Going through the material below, please gather all lines with the word "this" in them.

**Exercise input:**
* begin *
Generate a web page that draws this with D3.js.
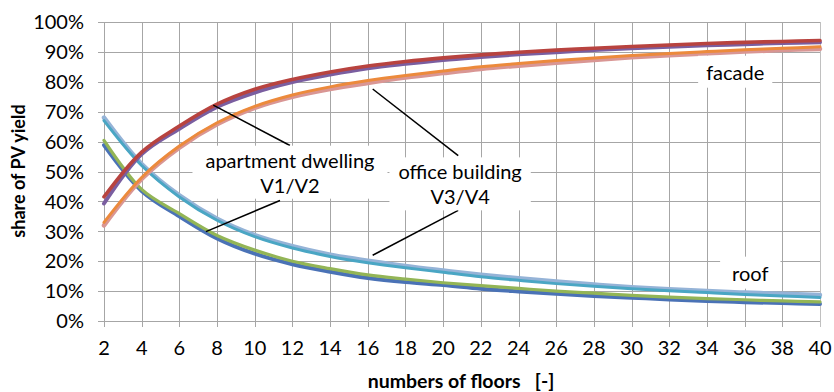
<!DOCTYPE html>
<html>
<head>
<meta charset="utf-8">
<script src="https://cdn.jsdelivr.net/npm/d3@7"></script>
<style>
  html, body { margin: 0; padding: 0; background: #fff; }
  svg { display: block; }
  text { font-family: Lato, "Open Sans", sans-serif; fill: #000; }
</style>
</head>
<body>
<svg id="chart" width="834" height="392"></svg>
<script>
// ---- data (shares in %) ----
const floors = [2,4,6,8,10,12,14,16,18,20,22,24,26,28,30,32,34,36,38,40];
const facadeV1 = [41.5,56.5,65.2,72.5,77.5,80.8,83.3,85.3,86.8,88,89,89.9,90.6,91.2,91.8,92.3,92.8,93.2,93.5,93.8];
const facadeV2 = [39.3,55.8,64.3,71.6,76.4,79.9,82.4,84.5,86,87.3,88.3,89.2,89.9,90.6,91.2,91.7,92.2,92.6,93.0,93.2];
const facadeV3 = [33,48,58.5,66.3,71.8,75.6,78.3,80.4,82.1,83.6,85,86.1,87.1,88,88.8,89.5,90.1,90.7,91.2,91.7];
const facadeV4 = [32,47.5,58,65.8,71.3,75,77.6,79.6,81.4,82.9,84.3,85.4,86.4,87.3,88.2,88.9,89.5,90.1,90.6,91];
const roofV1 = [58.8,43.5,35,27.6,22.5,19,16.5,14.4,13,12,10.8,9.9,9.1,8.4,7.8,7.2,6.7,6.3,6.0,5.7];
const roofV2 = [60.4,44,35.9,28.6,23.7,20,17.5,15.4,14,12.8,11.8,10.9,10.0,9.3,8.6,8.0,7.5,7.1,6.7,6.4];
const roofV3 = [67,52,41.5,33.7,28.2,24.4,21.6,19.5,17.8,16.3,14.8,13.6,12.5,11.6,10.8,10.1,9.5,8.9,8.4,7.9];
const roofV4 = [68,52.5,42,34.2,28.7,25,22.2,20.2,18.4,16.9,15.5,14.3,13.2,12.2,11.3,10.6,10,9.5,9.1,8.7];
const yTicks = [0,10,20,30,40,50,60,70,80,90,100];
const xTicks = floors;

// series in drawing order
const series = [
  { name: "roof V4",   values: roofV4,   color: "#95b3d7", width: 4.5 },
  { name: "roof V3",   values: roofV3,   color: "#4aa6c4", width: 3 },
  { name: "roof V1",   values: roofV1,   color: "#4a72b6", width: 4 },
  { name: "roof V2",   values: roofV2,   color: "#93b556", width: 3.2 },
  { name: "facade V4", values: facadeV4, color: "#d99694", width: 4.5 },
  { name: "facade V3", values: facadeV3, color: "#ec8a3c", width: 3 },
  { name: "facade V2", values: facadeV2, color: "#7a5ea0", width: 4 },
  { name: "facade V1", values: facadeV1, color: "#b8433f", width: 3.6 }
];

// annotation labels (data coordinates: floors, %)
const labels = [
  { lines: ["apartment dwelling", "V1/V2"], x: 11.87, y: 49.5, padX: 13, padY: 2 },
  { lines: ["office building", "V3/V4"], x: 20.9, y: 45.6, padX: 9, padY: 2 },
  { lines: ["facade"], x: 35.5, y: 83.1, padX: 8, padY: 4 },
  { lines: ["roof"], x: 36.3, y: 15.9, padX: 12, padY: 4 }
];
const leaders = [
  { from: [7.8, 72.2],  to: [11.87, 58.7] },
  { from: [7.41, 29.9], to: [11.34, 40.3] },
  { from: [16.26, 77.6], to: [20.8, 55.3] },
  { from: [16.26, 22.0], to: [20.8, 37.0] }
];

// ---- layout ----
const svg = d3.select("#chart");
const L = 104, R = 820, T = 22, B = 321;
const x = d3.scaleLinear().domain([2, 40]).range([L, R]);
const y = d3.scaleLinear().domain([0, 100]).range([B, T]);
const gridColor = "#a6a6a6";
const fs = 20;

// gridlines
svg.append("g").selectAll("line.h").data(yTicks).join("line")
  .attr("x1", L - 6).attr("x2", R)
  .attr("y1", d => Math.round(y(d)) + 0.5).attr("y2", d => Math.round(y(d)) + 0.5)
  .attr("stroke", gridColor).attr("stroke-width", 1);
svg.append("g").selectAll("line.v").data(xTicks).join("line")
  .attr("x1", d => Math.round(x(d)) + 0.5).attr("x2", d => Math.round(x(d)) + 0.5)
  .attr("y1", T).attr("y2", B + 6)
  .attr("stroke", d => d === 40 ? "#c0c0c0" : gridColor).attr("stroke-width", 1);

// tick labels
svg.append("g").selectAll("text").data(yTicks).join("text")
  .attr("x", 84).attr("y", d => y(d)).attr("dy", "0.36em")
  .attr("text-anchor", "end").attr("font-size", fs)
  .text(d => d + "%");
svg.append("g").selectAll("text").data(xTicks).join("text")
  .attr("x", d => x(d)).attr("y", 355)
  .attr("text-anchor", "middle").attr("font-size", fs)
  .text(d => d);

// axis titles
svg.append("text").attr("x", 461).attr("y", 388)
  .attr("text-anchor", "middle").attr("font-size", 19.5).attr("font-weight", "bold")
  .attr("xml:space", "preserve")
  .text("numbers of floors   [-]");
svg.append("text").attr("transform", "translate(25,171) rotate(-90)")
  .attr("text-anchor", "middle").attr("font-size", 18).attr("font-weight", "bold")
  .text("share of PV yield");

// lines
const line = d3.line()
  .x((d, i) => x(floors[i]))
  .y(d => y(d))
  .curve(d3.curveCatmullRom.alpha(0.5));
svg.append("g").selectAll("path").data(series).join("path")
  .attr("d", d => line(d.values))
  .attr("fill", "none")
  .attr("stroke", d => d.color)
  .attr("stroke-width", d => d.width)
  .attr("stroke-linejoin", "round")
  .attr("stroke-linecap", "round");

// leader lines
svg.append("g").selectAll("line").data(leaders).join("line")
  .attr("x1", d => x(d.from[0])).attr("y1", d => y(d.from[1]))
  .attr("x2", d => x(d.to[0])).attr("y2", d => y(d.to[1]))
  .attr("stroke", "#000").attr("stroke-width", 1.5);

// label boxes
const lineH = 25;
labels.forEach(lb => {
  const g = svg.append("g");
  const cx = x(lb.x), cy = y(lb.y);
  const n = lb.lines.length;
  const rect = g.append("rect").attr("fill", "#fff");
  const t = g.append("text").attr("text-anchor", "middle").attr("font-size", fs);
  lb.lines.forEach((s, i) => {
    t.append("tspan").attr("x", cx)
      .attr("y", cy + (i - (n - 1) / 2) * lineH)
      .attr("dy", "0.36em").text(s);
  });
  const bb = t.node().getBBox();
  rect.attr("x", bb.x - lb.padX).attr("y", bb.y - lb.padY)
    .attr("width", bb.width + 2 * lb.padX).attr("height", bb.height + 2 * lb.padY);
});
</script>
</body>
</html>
* end *
* begin *
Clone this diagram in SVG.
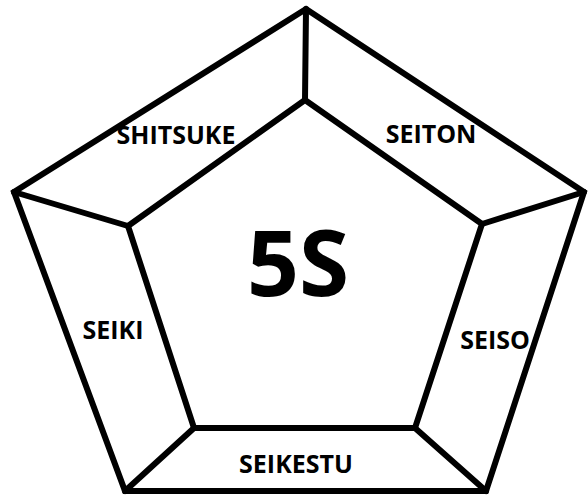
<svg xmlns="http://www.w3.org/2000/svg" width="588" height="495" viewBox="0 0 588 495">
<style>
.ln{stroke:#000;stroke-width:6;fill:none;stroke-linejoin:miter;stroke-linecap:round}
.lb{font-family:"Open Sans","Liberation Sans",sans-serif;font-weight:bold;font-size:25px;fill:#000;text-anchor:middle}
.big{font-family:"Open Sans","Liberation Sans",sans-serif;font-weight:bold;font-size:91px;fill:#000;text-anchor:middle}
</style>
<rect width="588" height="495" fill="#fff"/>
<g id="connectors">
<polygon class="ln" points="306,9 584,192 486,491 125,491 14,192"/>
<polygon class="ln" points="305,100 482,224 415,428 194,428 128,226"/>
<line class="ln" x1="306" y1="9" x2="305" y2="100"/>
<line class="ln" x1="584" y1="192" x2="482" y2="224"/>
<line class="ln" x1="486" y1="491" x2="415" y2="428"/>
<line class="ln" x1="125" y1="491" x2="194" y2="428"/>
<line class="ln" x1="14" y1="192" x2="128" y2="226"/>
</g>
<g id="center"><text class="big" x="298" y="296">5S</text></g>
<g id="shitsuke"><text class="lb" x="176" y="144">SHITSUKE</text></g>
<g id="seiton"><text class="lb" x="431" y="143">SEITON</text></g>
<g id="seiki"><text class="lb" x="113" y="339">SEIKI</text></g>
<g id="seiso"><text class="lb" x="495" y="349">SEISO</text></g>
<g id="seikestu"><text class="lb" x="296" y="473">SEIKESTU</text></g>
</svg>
* end *
* begin *
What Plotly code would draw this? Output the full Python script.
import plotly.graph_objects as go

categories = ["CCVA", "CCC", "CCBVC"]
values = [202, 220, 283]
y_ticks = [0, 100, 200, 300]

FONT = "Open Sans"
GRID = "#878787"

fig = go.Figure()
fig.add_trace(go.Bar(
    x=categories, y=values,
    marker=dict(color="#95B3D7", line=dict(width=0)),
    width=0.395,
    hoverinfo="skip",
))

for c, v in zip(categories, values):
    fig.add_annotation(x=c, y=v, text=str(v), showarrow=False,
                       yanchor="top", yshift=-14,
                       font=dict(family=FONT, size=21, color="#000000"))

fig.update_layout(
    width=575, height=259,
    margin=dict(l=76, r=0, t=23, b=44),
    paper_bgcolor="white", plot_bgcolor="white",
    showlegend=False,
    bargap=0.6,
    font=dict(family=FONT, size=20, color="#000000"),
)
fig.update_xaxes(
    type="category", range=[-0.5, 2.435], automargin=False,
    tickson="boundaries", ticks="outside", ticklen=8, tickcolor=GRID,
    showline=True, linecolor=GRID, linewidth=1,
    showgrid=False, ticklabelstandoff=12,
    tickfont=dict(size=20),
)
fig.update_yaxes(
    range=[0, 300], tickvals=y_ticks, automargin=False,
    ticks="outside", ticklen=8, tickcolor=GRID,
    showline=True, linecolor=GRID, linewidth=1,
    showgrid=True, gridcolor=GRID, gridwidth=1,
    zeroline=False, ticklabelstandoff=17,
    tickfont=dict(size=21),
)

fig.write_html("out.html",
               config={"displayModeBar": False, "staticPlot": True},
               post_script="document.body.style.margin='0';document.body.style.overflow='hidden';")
* end *
**Correct response:**
Generate a web page that draws this with D3.js.
Clone this diagram in SVG.
What Plotly code would draw this? Output the full Python script.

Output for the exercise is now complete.